REQUIREMENT:
Word for word, transcribe the lines below and drop the pictures.
#### INFORMATION SHOWN ####
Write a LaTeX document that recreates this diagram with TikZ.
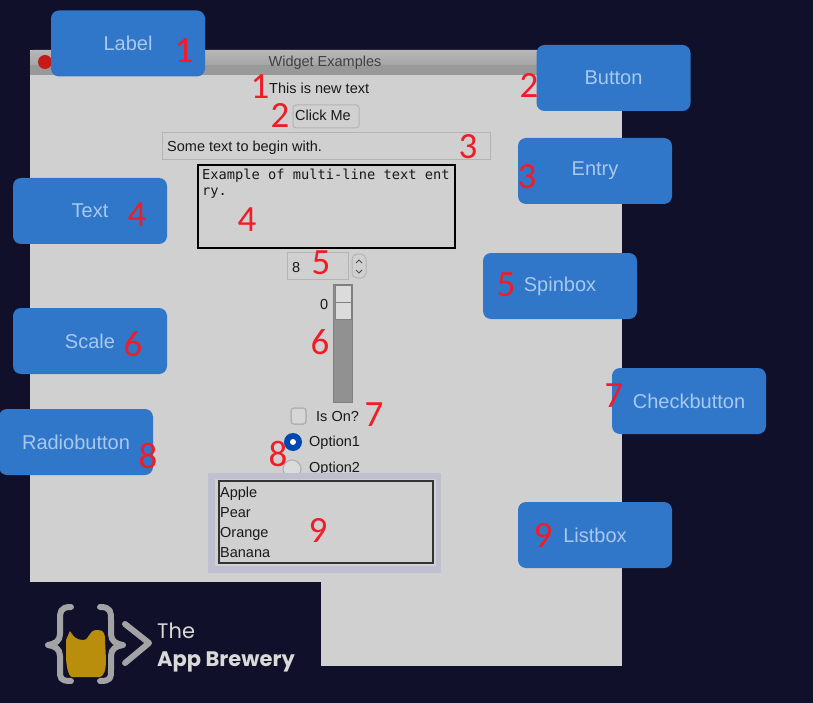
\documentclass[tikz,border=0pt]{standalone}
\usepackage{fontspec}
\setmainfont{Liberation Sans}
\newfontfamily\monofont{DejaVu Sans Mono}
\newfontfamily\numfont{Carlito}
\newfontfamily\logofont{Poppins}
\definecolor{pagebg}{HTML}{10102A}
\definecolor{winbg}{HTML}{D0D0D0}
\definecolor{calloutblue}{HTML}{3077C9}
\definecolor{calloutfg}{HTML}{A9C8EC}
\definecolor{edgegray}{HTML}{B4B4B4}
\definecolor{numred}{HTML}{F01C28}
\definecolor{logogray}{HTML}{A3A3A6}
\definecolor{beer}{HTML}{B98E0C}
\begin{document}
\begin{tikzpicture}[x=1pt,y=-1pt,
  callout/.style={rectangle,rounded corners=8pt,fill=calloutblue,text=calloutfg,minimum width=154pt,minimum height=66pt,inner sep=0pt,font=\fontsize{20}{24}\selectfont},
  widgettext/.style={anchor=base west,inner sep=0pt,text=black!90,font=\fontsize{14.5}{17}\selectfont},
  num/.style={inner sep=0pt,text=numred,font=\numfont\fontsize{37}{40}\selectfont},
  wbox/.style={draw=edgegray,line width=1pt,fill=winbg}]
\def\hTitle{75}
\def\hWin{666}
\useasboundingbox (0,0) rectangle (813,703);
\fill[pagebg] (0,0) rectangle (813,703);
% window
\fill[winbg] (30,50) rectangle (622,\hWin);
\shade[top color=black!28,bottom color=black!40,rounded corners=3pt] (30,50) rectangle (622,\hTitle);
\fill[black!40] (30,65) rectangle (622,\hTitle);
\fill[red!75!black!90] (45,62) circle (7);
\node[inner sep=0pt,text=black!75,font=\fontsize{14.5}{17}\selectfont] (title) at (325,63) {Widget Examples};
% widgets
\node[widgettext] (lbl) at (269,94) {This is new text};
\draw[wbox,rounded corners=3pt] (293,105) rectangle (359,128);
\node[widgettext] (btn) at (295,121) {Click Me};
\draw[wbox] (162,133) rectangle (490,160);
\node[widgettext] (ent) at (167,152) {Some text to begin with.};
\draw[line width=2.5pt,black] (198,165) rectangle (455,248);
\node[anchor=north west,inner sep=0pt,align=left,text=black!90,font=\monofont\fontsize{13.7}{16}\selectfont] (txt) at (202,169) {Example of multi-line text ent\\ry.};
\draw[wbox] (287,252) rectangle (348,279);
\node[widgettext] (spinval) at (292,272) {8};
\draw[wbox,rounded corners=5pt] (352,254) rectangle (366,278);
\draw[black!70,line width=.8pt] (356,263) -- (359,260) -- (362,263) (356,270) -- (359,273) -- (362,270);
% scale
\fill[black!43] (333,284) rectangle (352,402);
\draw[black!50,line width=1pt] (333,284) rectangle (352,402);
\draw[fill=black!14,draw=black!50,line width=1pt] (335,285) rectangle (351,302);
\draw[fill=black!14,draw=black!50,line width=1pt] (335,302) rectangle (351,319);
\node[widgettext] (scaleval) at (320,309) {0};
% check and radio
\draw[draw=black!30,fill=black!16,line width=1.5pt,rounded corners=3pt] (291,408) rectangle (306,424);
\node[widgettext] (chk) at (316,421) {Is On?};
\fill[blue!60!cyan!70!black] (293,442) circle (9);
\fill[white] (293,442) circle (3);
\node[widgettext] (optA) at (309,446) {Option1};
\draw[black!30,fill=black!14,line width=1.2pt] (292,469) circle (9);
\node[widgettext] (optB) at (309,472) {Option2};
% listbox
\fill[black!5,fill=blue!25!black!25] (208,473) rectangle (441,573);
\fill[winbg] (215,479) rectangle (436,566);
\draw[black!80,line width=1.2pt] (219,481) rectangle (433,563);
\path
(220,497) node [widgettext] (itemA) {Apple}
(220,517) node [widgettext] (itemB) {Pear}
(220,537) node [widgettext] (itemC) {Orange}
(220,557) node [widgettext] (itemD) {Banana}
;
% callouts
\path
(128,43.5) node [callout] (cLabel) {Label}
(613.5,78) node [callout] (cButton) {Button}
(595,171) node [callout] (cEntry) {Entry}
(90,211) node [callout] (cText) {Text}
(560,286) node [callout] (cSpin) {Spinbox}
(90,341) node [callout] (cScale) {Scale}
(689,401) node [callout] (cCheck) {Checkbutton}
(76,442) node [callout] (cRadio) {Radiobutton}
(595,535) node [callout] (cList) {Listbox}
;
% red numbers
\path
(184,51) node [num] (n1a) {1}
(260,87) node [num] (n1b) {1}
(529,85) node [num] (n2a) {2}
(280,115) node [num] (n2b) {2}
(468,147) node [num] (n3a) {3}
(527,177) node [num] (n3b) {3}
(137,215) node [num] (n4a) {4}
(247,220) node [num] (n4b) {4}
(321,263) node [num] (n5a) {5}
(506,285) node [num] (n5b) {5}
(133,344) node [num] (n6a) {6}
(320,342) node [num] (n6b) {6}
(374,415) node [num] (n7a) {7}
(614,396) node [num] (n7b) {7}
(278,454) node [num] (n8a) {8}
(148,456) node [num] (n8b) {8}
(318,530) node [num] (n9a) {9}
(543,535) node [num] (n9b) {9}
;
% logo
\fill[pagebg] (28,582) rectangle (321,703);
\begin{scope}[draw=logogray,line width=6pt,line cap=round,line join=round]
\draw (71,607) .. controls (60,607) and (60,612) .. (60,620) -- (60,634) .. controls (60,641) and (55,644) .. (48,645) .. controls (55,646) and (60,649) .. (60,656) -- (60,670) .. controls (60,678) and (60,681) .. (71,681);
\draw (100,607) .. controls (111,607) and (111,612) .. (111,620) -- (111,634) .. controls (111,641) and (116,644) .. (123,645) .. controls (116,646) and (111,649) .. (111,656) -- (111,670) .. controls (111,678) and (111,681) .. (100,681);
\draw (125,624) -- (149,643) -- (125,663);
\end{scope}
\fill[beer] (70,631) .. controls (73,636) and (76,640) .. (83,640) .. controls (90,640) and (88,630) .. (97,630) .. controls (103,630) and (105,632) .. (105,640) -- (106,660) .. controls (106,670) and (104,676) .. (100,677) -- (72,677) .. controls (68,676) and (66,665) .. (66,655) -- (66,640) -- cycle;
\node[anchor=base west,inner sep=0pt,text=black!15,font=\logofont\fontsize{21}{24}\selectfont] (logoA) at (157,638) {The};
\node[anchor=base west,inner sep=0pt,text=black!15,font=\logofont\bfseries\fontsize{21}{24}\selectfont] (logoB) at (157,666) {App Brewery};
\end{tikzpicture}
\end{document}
####
WRITTEN REPLY:
Write a LaTeX document that recreates this diagram with TikZ.
\documentclass[tikz,border=0pt]{standalone}
\usepackage{fontspec}
\setmainfont{Liberation Sans}
\newfontfamily\monofont{DejaVu Sans Mono}
\newfontfamily\numfont{Carlito}
\newfontfamily\logofont{Poppins}
\definecolor{pagebg}{HTML}{10102A}
\definecolor{winbg}{HTML}{D0D0D0}
\definecolor{calloutblue}{HTML}{3077C9}
\definecolor{calloutfg}{HTML}{A9C8EC}
\definecolor{edgegray}{HTML}{B4B4B4}
\definecolor{numred}{HTML}{F01C28}
\definecolor{logogray}{HTML}{A3A3A6}
\definecolor{beer}{HTML}{B98E0C}
\begin{document}
\begin{tikzpicture}[x=1pt,y=-1pt,
  callout/.style={rectangle,rounded corners=8pt,fill=calloutblue,text=calloutfg,minimum width=154pt,minimum height=66pt,inner sep=0pt,font=\fontsize{20}{24}\selectfont},
  widgettext/.style={anchor=base west,inner sep=0pt,text=black!90,font=\fontsize{14.5}{17}\selectfont},
  num/.style={inner sep=0pt,text=numred,font=\numfont\fontsize{37}{40}\selectfont},
  wbox/.style={draw=edgegray,line width=1pt,fill=winbg}]
\def\hTitle{75}
\def\hWin{666}
\useasboundingbox (0,0) rectangle (813,703);
\fill[pagebg] (0,0) rectangle (813,703);
% window
\fill[winbg] (30,50) rectangle (622,\hWin);
\shade[top color=black!28,bottom color=black!40,rounded corners=3pt] (30,50) rectangle (622,\hTitle);
\fill[black!40] (30,65) rectangle (622,\hTitle);
\fill[red!75!black!90] (45,62) circle (7);
\node[inner sep=0pt,text=black!75,font=\fontsize{14.5}{17}\selectfont] (title) at (325,63) {Widget Examples};
% widgets
\node[widgettext] (lbl) at (269,94) {This is new text};
\draw[wbox,rounded corners=3pt] (293,105) rectangle (359,128);
\node[widgettext] (btn) at (295,121) {Click Me};
\draw[wbox] (162,133) rectangle (490,160);
\node[widgettext] (ent) at (167,152) {Some text to begin with.};
\draw[line width=2.5pt,black] (198,165) rectangle (455,248);
\node[anchor=north west,inner sep=0pt,align=left,text=black!90,font=\monofont\fontsize{13.7}{16}\selectfont] (txt) at (202,169) {Example of multi-line text ent\\ry.};
\draw[wbox] (287,252) rectangle (348,279);
\node[widgettext] (spinval) at (292,272) {8};
\draw[wbox,rounded corners=5pt] (352,254) rectangle (366,278);
\draw[black!70,line width=.8pt] (356,263) -- (359,260) -- (362,263) (356,270) -- (359,273) -- (362,270);
% scale
\fill[black!43] (333,284) rectangle (352,402);
\draw[black!50,line width=1pt] (333,284) rectangle (352,402);
\draw[fill=black!14,draw=black!50,line width=1pt] (335,285) rectangle (351,302);
\draw[fill=black!14,draw=black!50,line width=1pt] (335,302) rectangle (351,319);
\node[widgettext] (scaleval) at (320,309) {0};
% check and radio
\draw[draw=black!30,fill=black!16,line width=1.5pt,rounded corners=3pt] (291,408) rectangle (306,424);
\node[widgettext] (chk) at (316,421) {Is On?};
\fill[blue!60!cyan!70!black] (293,442) circle (9);
\fill[white] (293,442) circle (3);
\node[widgettext] (optA) at (309,446) {Option1};
\draw[black!30,fill=black!14,line width=1.2pt] (292,469) circle (9);
\node[widgettext] (optB) at (309,472) {Option2};
% listbox
\fill[black!5,fill=blue!25!black!25] (208,473) rectangle (441,573);
\fill[winbg] (215,479) rectangle (436,566);
\draw[black!80,line width=1.2pt] (219,481) rectangle (433,563);
\path
(220,497) node [widgettext] (itemA) {Apple}
(220,517) node [widgettext] (itemB) {Pear}
(220,537) node [widgettext] (itemC) {Orange}
(220,557) node [widgettext] (itemD) {Banana}
;
% callouts
\path
(128,43.5) node [callout] (cLabel) {Label}
(613.5,78) node [callout] (cButton) {Button}
(595,171) node [callout] (cEntry) {Entry}
(90,211) node [callout] (cText) {Text}
(560,286) node [callout] (cSpin) {Spinbox}
(90,341) node [callout] (cScale) {Scale}
(689,401) node [callout] (cCheck) {Checkbutton}
(76,442) node [callout] (cRadio) {Radiobutton}
(595,535) node [callout] (cList) {Listbox}
;
% red numbers
\path
(184,51) node [num] (n1a) {1}
(260,87) node [num] (n1b) {1}
(529,85) node [num] (n2a) {2}
(280,115) node [num] (n2b) {2}
(468,147) node [num] (n3a) {3}
(527,177) node [num] (n3b) {3}
(137,215) node [num] (n4a) {4}
(247,220) node [num] (n4b) {4}
(321,263) node [num] (n5a) {5}
(506,285) node [num] (n5b) {5}
(133,344) node [num] (n6a) {6}
(320,342) node [num] (n6b) {6}
(374,415) node [num] (n7a) {7}
(614,396) node [num] (n7b) {7}
(278,454) node [num] (n8a) {8}
(148,456) node [num] (n8b) {8}
(318,530) node [num] (n9a) {9}
(543,535) node [num] (n9b) {9}
;
% logo
\fill[pagebg] (28,582) rectangle (321,703);
\begin{scope}[draw=logogray,line width=6pt,line cap=round,line join=round]
\draw (71,607) .. controls (60,607) and (60,612) .. (60,620) -- (60,634) .. controls (60,641) and (55,644) .. (48,645) .. controls (55,646) and (60,649) .. (60,656) -- (60,670) .. controls (60,678) and (60,681) .. (71,681);
\draw (100,607) .. controls (111,607) and (111,612) .. (111,620) -- (111,634) .. controls (111,641) and (116,644) .. (123,645) .. controls (116,646) and (111,649) .. (111,656) -- (111,670) .. controls (111,678) and (111,681) .. (100,681);
\draw (125,624) -- (149,643) -- (125,663);
\end{scope}
\fill[beer] (70,631) .. controls (73,636) and (76,640) .. (83,640) .. controls (90,640) and (88,630) .. (97,630) .. controls (103,630) and (105,632) .. (105,640) -- (106,660) .. controls (106,670) and (104,676) .. (100,677) -- (72,677) .. controls (68,676) and (66,665) .. (66,655) -- (66,640) -- cycle;
\node[anchor=base west,inner sep=0pt,text=black!15,font=\logofont\fontsize{21}{24}\selectfont] (logoA) at (157,638) {The};
\node[anchor=base west,inner sep=0pt,text=black!15,font=\logofont\bfseries\fontsize{21}{24}\selectfont] (logoB) at (157,666) {App Brewery};
\end{tikzpicture}
\end{document}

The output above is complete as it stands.